**** Supplied material

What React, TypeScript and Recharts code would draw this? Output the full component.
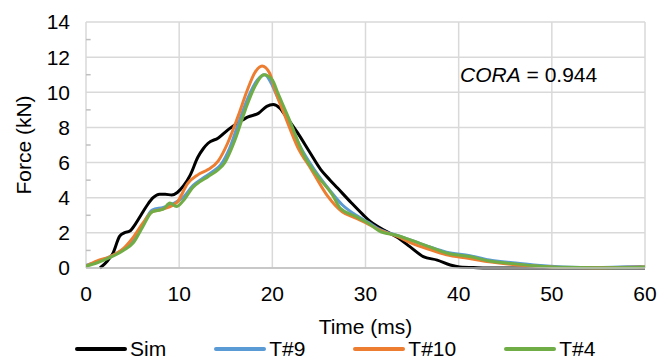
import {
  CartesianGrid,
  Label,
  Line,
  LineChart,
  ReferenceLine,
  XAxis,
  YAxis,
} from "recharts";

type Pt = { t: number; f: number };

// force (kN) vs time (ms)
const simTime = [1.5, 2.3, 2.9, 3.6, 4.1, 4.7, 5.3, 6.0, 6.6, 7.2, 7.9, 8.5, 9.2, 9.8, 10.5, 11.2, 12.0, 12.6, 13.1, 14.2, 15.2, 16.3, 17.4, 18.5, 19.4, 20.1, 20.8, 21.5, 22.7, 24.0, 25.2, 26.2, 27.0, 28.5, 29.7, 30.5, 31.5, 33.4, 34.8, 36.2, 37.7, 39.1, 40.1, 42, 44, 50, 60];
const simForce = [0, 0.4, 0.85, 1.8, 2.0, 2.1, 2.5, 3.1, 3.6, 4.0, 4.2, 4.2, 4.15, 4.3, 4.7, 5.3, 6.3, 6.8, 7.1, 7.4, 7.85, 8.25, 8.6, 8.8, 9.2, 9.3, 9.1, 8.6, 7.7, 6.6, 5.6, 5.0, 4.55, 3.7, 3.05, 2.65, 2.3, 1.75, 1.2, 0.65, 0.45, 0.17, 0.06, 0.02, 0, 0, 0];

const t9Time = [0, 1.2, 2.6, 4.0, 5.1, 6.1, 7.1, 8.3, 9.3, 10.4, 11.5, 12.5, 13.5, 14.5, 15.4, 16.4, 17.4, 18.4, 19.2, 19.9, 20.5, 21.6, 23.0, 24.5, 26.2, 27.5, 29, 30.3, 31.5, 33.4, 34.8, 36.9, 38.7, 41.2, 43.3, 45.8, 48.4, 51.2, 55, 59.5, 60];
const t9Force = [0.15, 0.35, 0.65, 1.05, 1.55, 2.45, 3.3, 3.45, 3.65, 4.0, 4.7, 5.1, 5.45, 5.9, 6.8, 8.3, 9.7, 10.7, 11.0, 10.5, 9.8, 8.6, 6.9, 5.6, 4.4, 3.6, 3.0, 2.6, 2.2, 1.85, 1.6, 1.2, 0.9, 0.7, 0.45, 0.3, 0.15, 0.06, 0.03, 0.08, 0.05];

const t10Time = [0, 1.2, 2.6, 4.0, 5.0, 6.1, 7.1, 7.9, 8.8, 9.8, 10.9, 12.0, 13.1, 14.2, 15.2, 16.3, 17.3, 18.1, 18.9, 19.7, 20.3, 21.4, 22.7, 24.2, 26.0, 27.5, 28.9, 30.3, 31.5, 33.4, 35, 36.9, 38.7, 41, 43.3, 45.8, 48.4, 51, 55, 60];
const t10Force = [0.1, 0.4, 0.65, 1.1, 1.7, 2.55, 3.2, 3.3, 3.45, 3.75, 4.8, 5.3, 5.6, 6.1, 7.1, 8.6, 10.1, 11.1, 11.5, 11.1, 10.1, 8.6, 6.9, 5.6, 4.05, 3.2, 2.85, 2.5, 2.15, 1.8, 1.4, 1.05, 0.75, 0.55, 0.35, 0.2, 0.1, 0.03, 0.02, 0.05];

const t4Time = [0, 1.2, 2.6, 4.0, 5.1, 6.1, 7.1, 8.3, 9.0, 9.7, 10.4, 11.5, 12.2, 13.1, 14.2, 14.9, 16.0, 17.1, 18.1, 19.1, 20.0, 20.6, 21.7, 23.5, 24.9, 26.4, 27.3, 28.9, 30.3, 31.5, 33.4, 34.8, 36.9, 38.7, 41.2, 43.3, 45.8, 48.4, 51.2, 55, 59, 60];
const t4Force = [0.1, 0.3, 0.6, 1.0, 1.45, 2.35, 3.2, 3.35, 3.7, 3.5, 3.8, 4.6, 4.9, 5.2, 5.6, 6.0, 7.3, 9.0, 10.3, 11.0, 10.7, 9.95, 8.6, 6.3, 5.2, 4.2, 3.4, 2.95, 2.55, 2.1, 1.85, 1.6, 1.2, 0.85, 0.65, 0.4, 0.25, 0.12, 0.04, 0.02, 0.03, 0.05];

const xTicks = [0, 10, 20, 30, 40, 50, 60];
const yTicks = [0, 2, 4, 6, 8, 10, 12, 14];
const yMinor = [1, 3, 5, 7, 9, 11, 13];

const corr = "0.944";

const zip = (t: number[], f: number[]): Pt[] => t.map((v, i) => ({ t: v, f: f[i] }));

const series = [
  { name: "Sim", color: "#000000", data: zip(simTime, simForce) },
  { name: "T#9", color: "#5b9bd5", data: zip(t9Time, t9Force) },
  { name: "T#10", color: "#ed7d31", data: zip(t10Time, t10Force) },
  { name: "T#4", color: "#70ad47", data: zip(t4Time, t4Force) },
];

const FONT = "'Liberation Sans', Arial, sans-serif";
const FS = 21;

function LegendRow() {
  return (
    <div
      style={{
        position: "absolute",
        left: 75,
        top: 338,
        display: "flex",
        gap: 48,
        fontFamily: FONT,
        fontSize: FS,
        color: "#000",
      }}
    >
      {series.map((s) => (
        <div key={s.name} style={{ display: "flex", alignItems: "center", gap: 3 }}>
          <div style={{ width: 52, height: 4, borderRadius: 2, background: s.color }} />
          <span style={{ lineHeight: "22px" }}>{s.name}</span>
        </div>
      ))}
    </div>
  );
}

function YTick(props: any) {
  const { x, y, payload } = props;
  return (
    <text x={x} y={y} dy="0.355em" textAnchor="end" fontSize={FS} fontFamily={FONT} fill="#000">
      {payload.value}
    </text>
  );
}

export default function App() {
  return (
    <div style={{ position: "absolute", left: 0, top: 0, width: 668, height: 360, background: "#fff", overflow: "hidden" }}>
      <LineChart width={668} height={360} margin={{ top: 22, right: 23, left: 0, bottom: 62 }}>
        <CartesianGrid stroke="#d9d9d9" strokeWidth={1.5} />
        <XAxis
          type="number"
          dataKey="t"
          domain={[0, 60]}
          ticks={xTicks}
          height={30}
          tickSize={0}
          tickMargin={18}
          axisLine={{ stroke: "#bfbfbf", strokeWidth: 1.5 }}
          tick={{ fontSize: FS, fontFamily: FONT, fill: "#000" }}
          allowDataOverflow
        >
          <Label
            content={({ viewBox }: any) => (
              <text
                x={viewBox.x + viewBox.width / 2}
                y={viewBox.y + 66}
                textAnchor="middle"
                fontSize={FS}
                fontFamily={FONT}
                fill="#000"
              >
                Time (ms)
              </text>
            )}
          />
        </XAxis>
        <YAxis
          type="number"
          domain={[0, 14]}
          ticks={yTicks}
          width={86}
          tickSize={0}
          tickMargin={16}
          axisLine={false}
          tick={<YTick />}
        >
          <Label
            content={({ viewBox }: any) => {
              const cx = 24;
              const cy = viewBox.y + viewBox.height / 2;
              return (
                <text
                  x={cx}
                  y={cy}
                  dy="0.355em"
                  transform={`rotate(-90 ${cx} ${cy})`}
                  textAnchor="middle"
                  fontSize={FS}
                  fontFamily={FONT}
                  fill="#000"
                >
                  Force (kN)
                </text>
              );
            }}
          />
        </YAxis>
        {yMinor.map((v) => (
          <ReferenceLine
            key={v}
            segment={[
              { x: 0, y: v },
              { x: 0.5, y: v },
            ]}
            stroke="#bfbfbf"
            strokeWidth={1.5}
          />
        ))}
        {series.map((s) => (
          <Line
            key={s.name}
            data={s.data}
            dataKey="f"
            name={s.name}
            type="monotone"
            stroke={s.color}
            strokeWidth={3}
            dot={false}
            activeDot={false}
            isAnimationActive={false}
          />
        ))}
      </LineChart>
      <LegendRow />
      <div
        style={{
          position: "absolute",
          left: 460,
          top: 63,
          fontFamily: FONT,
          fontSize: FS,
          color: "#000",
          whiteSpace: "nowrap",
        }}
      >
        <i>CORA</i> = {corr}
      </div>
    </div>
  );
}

********
**** Supplied material

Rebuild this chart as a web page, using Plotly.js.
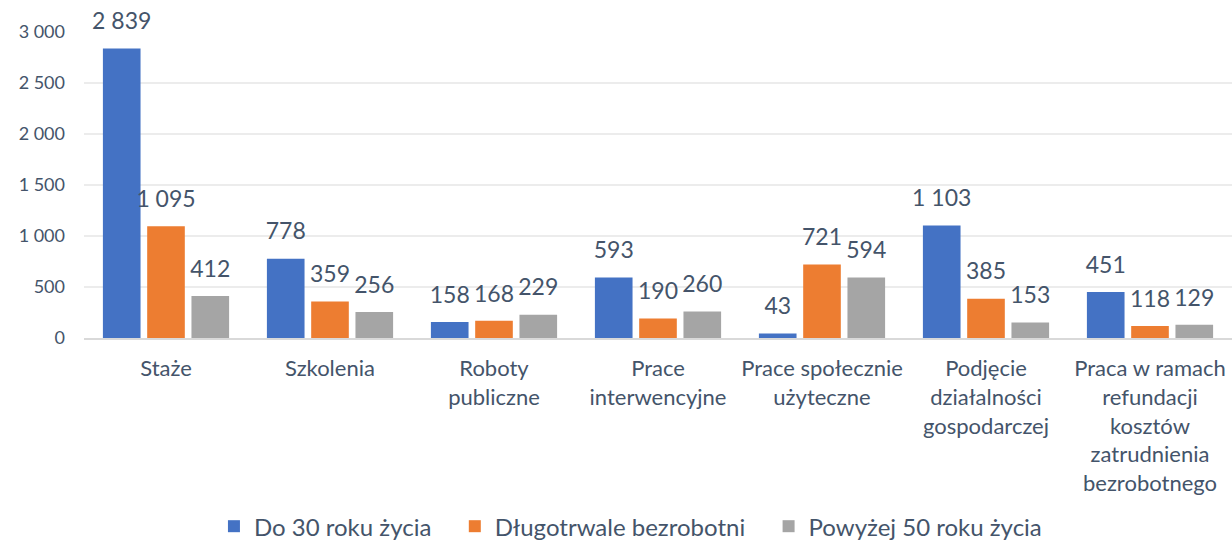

********

Make an exact copy of the lines from the one holding "What React, TypeScript" through the one holding "0.03, 0.02, 0.05];", end lines included, without the pictures.

What React, TypeScript and Recharts code would draw this? Output the full component.
import {
  CartesianGrid,
  Label,
  Line,
  LineChart,
  ReferenceLine,
  XAxis,
  YAxis,
} from "recharts";

type Pt = { t: number; f: number };

// force (kN) vs time (ms)
const simTime = [1.5, 2.3, 2.9, 3.6, 4.1, 4.7, 5.3, 6.0, 6.6, 7.2, 7.9, 8.5, 9.2, 9.8, 10.5, 11.2, 12.0, 12.6, 13.1, 14.2, 15.2, 16.3, 17.4, 18.5, 19.4, 20.1, 20.8, 21.5, 22.7, 24.0, 25.2, 26.2, 27.0, 28.5, 29.7, 30.5, 31.5, 33.4, 34.8, 36.2, 37.7, 39.1, 40.1, 42, 44, 50, 60];
const simForce = [0, 0.4, 0.85, 1.8, 2.0, 2.1, 2.5, 3.1, 3.6, 4.0, 4.2, 4.2, 4.15, 4.3, 4.7, 5.3, 6.3, 6.8, 7.1, 7.4, 7.85, 8.25, 8.6, 8.8, 9.2, 9.3, 9.1, 8.6, 7.7, 6.6, 5.6, 5.0, 4.55, 3.7, 3.05, 2.65, 2.3, 1.75, 1.2, 0.65, 0.45, 0.17, 0.06, 0.02, 0, 0, 0];

const t9Time = [0, 1.2, 2.6, 4.0, 5.1, 6.1, 7.1, 8.3, 9.3, 10.4, 11.5, 12.5, 13.5, 14.5, 15.4, 16.4, 17.4, 18.4, 19.2, 19.9, 20.5, 21.6, 23.0, 24.5, 26.2, 27.5, 29, 30.3, 31.5, 33.4, 34.8, 36.9, 38.7, 41.2, 43.3, 45.8, 48.4, 51.2, 55, 59.5, 60];
const t9Force = [0.15, 0.35, 0.65, 1.05, 1.55, 2.45, 3.3, 3.45, 3.65, 4.0, 4.7, 5.1, 5.45, 5.9, 6.8, 8.3, 9.7, 10.7, 11.0, 10.5, 9.8, 8.6, 6.9, 5.6, 4.4, 3.6, 3.0, 2.6, 2.2, 1.85, 1.6, 1.2, 0.9, 0.7, 0.45, 0.3, 0.15, 0.06, 0.03, 0.08, 0.05];

const t10Time = [0, 1.2, 2.6, 4.0, 5.0, 6.1, 7.1, 7.9, 8.8, 9.8, 10.9, 12.0, 13.1, 14.2, 15.2, 16.3, 17.3, 18.1, 18.9, 19.7, 20.3, 21.4, 22.7, 24.2, 26.0, 27.5, 28.9, 30.3, 31.5, 33.4, 35, 36.9, 38.7, 41, 43.3, 45.8, 48.4, 51, 55, 60];
const t10Force = [0.1, 0.4, 0.65, 1.1, 1.7, 2.55, 3.2, 3.3, 3.45, 3.75, 4.8, 5.3, 5.6, 6.1, 7.1, 8.6, 10.1, 11.1, 11.5, 11.1, 10.1, 8.6, 6.9, 5.6, 4.05, 3.2, 2.85, 2.5, 2.15, 1.8, 1.4, 1.05, 0.75, 0.55, 0.35, 0.2, 0.1, 0.03, 0.02, 0.05];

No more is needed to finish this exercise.